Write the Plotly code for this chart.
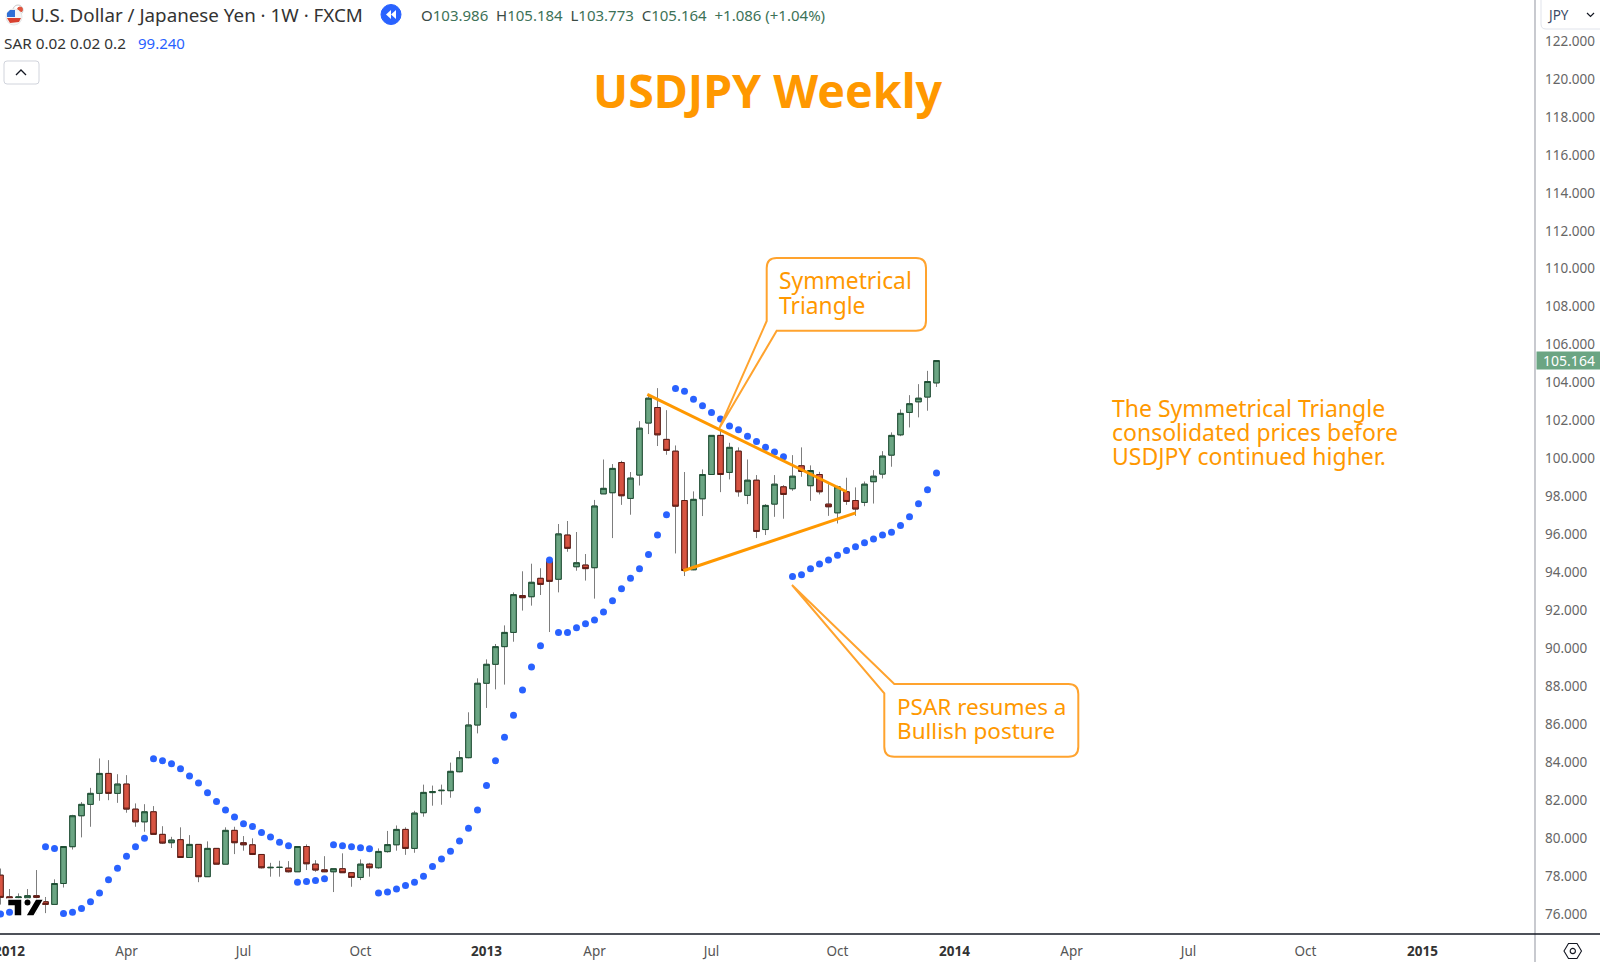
import plotly.graph_objects as go

# ---------- data (prices) ----------
WEEK = list(range(105))
OPEN = [78.05,76.91,76.86,76.86,76.97,76.65,76.51,77.61,79.55,81.18,81.78,82.36,83.41,82.36,82.85,81.53,80.86,81.39,80.20,79.76,
        79.92,78.98,79.67,77.97,79.46,78.63,80.41,79.76,79.65,79.14,78.44,78.46,78.42,78.23,79.56,78.63,78.33,78.23,78.39,78.18,
        77.93,78.63,78.44,79.29,79.65,80.46,79.46,81.34,82.40,82.50,82.50,83.50,84.24,85.96,88.16,89.16,90.09,90.84,92.78,92.72,
        93.69,94.60,93.64,95.97,94.30,94.39,94.25,98.14,98.20,99.79,97.90,99.13,101.87,102.69,101.01,100.39,97.79,94.14,97.88,99.16,
        101.22,99.27,100.39,98.06,98.86,96.26,97.60,98.51,98.41,99.62,98.57,99.16,97.60,97.14,98.25,97.79,97.69,98.78,99.18,100.18,
        101.25,102.43,102.99,103.24,103.986]
HIGH = [78.40,77.32,77.09,77.32,78.32,76.90,77.83,79.58,81.23,81.90,82.65,84.20,84.11,83.37,83.32,81.83,81.79,81.69,80.63,80.07,
        80.57,80.16,79.69,79.83,79.46,80.57,80.60,80.11,79.99,79.14,78.70,78.81,78.79,79.58,79.67,78.84,79.05,78.40,79.20,78.21,
        78.88,78.70,79.46,80.38,80.67,80.57,81.44,82.82,82.77,82.82,83.98,84.59,86.63,88.42,89.42,90.23,91.21,92.95,94.06,94.46,
        94.22,94.74,96.55,96.71,96.13,94.97,97.82,99.95,99.71,99.88,99.29,101.97,103.34,103.71,102.55,100.69,99.29,98.27,99.43,101.24,
        101.50,100.83,100.59,99.95,99.13,97.60,99.13,98.60,100.18,100.59,99.64,99.30,98.65,98.57,98.99,98.48,98.79,99.39,100.39,101.38,
        102.59,103.34,103.92,104.62,105.184]
LOW = [76.50,76.70,76.70,76.70,76.05,76.05,76.50,77.40,79.40,80.04,80.60,81.97,82.00,81.86,81.34,80.60,80.34,80.20,79.69,79.48,
       78.98,78.98,77.68,77.97,78.63,78.63,79.16,79.34,79.11,78.40,77.97,77.97,78.19,78.23,78.32,78.23,78.21,77.16,78.18,77.44,
       77.79,77.97,78.39,79.24,79.34,79.12,79.23,81.13,81.71,81.76,82.13,83.47,84.21,85.52,86.86,87.84,88.09,90.35,91.99,92.25,
       92.81,90.86,92.95,95.09,94.09,93.57,92.62,98.13,95.81,97.56,97.04,98.58,101.29,100.66,100.20,95.00,93.81,94.12,96.97,99.14,
       98.23,98.90,97.99,97.60,95.81,95.97,96.93,96.83,98.30,99.04,97.77,98.11,96.98,96.58,97.56,96.98,97.49,97.63,98.95,99.57,
       101.18,101.64,102.17,102.52,103.773]
CLOSE = [76.88,76.84,76.90,76.97,76.88,76.51,77.61,79.56,81.18,81.78,82.36,83.41,82.36,82.85,81.53,80.86,81.39,80.20,79.74,79.90,
         78.98,79.67,77.97,79.46,78.63,80.41,79.76,79.65,79.14,78.44,78.46,78.46,78.23,79.56,78.65,78.32,78.23,78.39,78.18,77.93,
         78.63,78.44,79.30,79.66,80.46,79.46,81.32,82.41,82.45,82.52,83.52,84.24,85.96,88.16,89.16,90.09,90.84,92.83,92.67,93.48,
         93.37,93.53,96.03,95.27,94.51,94.20,97.50,98.43,99.48,98.04,98.97,101.60,103.18,101.25,100.43,97.49,94.10,97.85,99.16,101.22,
         99.16,100.59,98.25,98.86,96.16,97.53,98.65,98.11,99.07,99.32,99.37,98.25,97.46,98.51,97.74,97.34,98.65,99.07,100.13,101.22,
         102.38,102.89,103.18,104.06,105.164]
SAR = [76.00,76.10,None,None,None,79.55,79.46,76.03,76.10,76.30,76.65,77.11,77.81,78.42,79.05,79.55,80.00,84.18,84.08,83.92,
       83.66,83.27,82.90,82.39,81.93,81.48,81.11,80.76,80.62,80.30,80.06,79.79,79.60,77.67,77.72,77.77,77.86,79.65,79.60,79.55,
       79.49,79.44,77.11,77.16,77.32,77.51,77.67,77.99,78.50,78.90,79.31,79.85,80.52,81.48,82.77,84.08,85.31,86.47,87.81,89.02,
       90.14,94.66,90.84,90.84,91.09,91.30,91.49,91.91,92.51,93.14,93.69,94.19,94.95,95.97,97.04,103.69,103.55,103.13,102.78,102.43,
       102.08,101.71,101.52,101.18,100.90,100.60,100.34,100.09,93.79,93.88,94.19,94.44,94.65,94.91,95.16,95.35,95.56,95.76,95.97,96.12,
       96.47,96.93,97.62,98.35,99.24]
TRI_UPPER_X = [71.87, 94.02]
TRI_UPPER_Y = [103.38, 98.25]
TRI_LOWER_X = [75.87, 95.02]
TRI_LOWER_Y = [94.09, 97.14]
Y_TICKS = list(range(76, 124, 2))
X_TICK_WEEKS = [1, 14, 27, 40, 54, 66, 79, 93, 106, 119, 132, 145, 158]
X_TICK_LABELS = ["2012", "Apr", "Jul", "Oct", "2013", "Apr", "Jul", "Oct", "2014", "Apr", "Jul", "Oct", "2015"]
LAST_PRICE = 105.164

# ---------- page geometry ----------
W, H = 1600, 962
PLOT_R, PLOT_B = 1535, 934
ORANGE = "#ff9800"
UP, DOWN = "#6ba583", "#d75442"
UP_EDGE, DOWN_EDGE = "#1d4f33", "#5b1a13"
FONT = "Noto Sans"

def px(x): return x / PLOT_R
def py(y): return 1 - y / PLOT_B
def pth(s):
    out = []
    toks = s.split()
    i = 0
    while i < len(toks):
        t = toks[i]
        if t in ("M", "L", "Q"):
            out.append(t); i += 1
            n = 2 if t == "Q" else 1
            pairs = []
            for _ in range(n):
                pairs.append(f"{px(float(toks[i])):.5f},{py(float(toks[i+1])):.5f}")
                i += 2
            out.append(" ".join(pairs))
        else:
            out.append(t); i += 1
    return " ".join(out)

fig = go.Figure()
fig.add_scatter(x=WEEK, y=SAR, mode="markers", name="SAR",
                marker=dict(color="#2962ff", size=7, line=dict(width=0)))
# wicks
fig.add_candlestick(x=WEEK, open=OPEN, high=HIGH, low=LOW, close=CLOSE, name="wick",
                    increasing=dict(line=dict(color="#7d7d7d", width=1), fillcolor="#7d7d7d"),
                    decreasing=dict(line=dict(color="#7d7d7d", width=1), fillcolor="#7d7d7d"),
                    whiskerwidth=0)
# bodies
fig.add_candlestick(x=WEEK, open=OPEN, close=CLOSE,
                    high=[max(o, c) for o, c in zip(OPEN, CLOSE)],
                    low=[min(o, c) for o, c in zip(OPEN, CLOSE)],
                    name="USDJPY",
                    increasing=dict(line=dict(color=UP_EDGE, width=1), fillcolor=UP),
                    decreasing=dict(line=dict(color=DOWN_EDGE, width=1), fillcolor=DOWN))
for xs, ys in ((TRI_UPPER_X, TRI_UPPER_Y), (TRI_LOWER_X, TRI_LOWER_Y)):
    fig.add_scatter(x=xs, y=ys, mode="lines", line=dict(color=ORANGE, width=3))

shapes = []
def path(s, color="rgba(0,0,0,0)", lw=1.0, line=None):
    shapes.append(dict(type="path", path=pth(s), xref="paper", yref="paper", fillcolor=color,
                       line=dict(color=line if line else "rgba(0,0,0,0)", width=lw), layer="above"))
def circle(cx, cy, r, color, line=None, lw=1):
    shapes.append(dict(type="circle", xref="paper", yref="paper", x0=px(cx-r), x1=px(cx+r), y0=py(cy-r), y1=py(cy+r),
                       fillcolor=color, line=dict(color=line if line else color, width=lw), layer="above"))

# frame lines
path("M 1535 0 L 1535 962", line="#a3a6af", lw=1.2)
path("M 0 934 L 1600 934", line="#131722", lw=1.3)

# callouts
path("M 766.7 321 L 719.3 428.3 L 776.7 330.7 L 916 330.7 Q 926 330.7 926 320.7 L 926 268 Q 926 258 916 258 "
     "L 776.7 258 Q 766.7 258 766.7 268 Z", line="#ffa32e", lw=2)
path("M 792 585 L 894.3 684 L 1068.3 684 Q 1078.3 684 1078.3 694 L 1078.3 746.7 Q 1078.3 756.7 1068.3 756.7 "
     "L 894.3 756.7 Q 884.3 756.7 884.3 746.7 L 884.3 693.3 Z", line="#ffa32e", lw=2)

# TradingView mark
path("M 7.5 899 L 22 899 L 22 916 L 14 916 L 14 906 L 7.5 906 Z", color="#000000", line="#ffffff", lw=1.5)
circle(27.5, 902.5, 3.6, "#000000", line="#ffffff", lw=1.2)
path("M 35.5 899 L 44 899 L 34 916 L 25.5 916 Z", color="#000000", line="#ffffff", lw=1.5)

# header icons
circle(18, 10, 5, "#ffffff", line="#c9c9c9")
circle(20, 9.5, 2.5, "#e0533d")
circle(14, 17, 8, "#f5f5f5", line="#e8e8e8")
path("M 7 18 L 21 18 L 19 22 L 10 23 Z", color="#d8402f")
path("M 7 17 L 7 13 L 10 10 L 15 10 L 15 17 Z", color="#2f6fd6")
circle(391, 14.5, 10, "#2962ff")
path("M 391 10 L 386 14.5 L 391 19 Z", color="#ffffff")
path("M 396 10 L 391 14.5 L 396 19 Z", color="#ffffff")
# collapse button
path("M 7 61 L 36 61 Q 39 61 39 64 L 39 81 Q 39 84 36 84 L 7 84 Q 4 84 4 81 L 4 64 Q 4 61 7 61 Z",
     line="#d1d4dc", lw=1)
path("M 16 75 L 21 70 L 26 75", line="#131722", lw=1.3)
# currency box
path("M 1600 29 L 1546 29 Q 1541 29 1541 24 L 1541 0", line="#e0e3eb", lw=1)
path("M 1587 13 L 1590.5 16.5 L 1594 13", line="#131722", lw=1.2)
# settings hexagon
path("M 1564 951 L 1568.5 943.5 L 1577 943.5 L 1581.5 951 L 1577 958.5 L 1568.5 958.5 Z", line="#131722", lw=1.1)
circle(1572.8, 951, 2.6, "rgba(0,0,0,0)", line="#131722", lw=1.1)

ann = []
def text(x, y, s, size, color, anchor="left", bold=False, family=FONT):
    ann.append(dict(x=px(x), y=py(y), xref="paper", yref="paper", text=f"<b>{s}</b>" if bold else s,
                    showarrow=False, xanchor=anchor, yanchor="middle", align="left",
                    font=dict(family=family, size=size, color=color)))

text(768, 90, "USDJPY Weekly", 46.5, ORANGE, anchor="center", bold=True)
text(777, 280.5, "Symmetrical", 22.8, ORANGE)
text(777, 305, "Triangle", 22.8, ORANGE)
text(895, 706, "PSAR resumes a", 22.5, ORANGE)
text(895, 730.5, "Bullish posture", 22.5, ORANGE)
text(1110, 408, "The Symmetrical Triangle", 23, ORANGE)
text(1110, 432, "consolidated prices before", 23, ORANGE)
text(1110, 456, "USDJPY continued higher.", 23, ORANGE)
text(29, 14.5, "U.S. Dollar / Japanese Yen · 1W · FXCM", 18.8, "#333333")
G = "#3d7257"
SP = "&nbsp;&nbsp;"
text(419, 14.5, f'O<span style="color:{G}">103.986</span>{SP}H<span style="color:{G}">105.184</span>{SP}'
                f'L<span style="color:{G}">103.773</span>{SP}C<span style="color:{G}">105.164</span>{SP}'
                f'<span style="color:{G}">+1.086 (+1.04%)</span>', 15, "#3a4a44")
text(2, 43, "SAR 0.02 0.02 0.2", 15.3, "#333333")
text(136, 43, "99.240", 15, "#2962ff")
text(1545, 14.5, "JPY", 13.5, "#3b4a66")
ann.append(dict(x=px(1536), xref="paper", y=LAST_PRICE, yref="y", text="105.164", showarrow=False,
                xanchor="left", yanchor="middle", width=64, height=17, bgcolor=UP, borderpad=0, align="center",
                font=dict(family=FONT, size=14, color="#ffffff")))

tick_text = [f'<b>{t}</b>' if t.isdigit() else f'<span style="color:#555555">{t}</span>' for t in X_TICK_LABELS]

fig.update_layout(
    width=W, height=H, showlegend=False, paper_bgcolor="#ffffff", plot_bgcolor="#ffffff",
    margin=dict(l=0, r=W - PLOT_R, t=0, b=H - PLOT_B, autoexpand=False),
    boxmode="overlay", boxgap=0.12,
    shapes=shapes, annotations=ann,
    xaxis=dict(type="linear", range=[-0.056, 170.5], showgrid=False, zeroline=False, rangeslider=dict(visible=False),
               tickmode="array", tickvals=X_TICK_WEEKS, ticktext=tick_text, ticks="", showline=False,
               ticklabeloverflow="allow", ticklabelstandoff=7,
               tickfont=dict(family=FONT, size=13.5, color="#333333")),
    yaxis=dict(side="right", range=[74.95, 124.16], showgrid=False, zeroline=False, tickmode="array",
               tickvals=Y_TICKS, tickformat=".3f", ticks="", showline=False, ticklabelstandoff=9,
               tickfont=dict(family=FONT, size=13.5, color="#666666")),
)
fig.write_html("out.html", config={"displayModeBar": False}, post_script="document.body.style.margin='0';")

Given request: Reproduce the material above exactly, first line through the line that contains "import plotly.graph_objects as go", minus the pictures.

Written answer:
Write the Plotly code for this chart.
import plotly.graph_objects as go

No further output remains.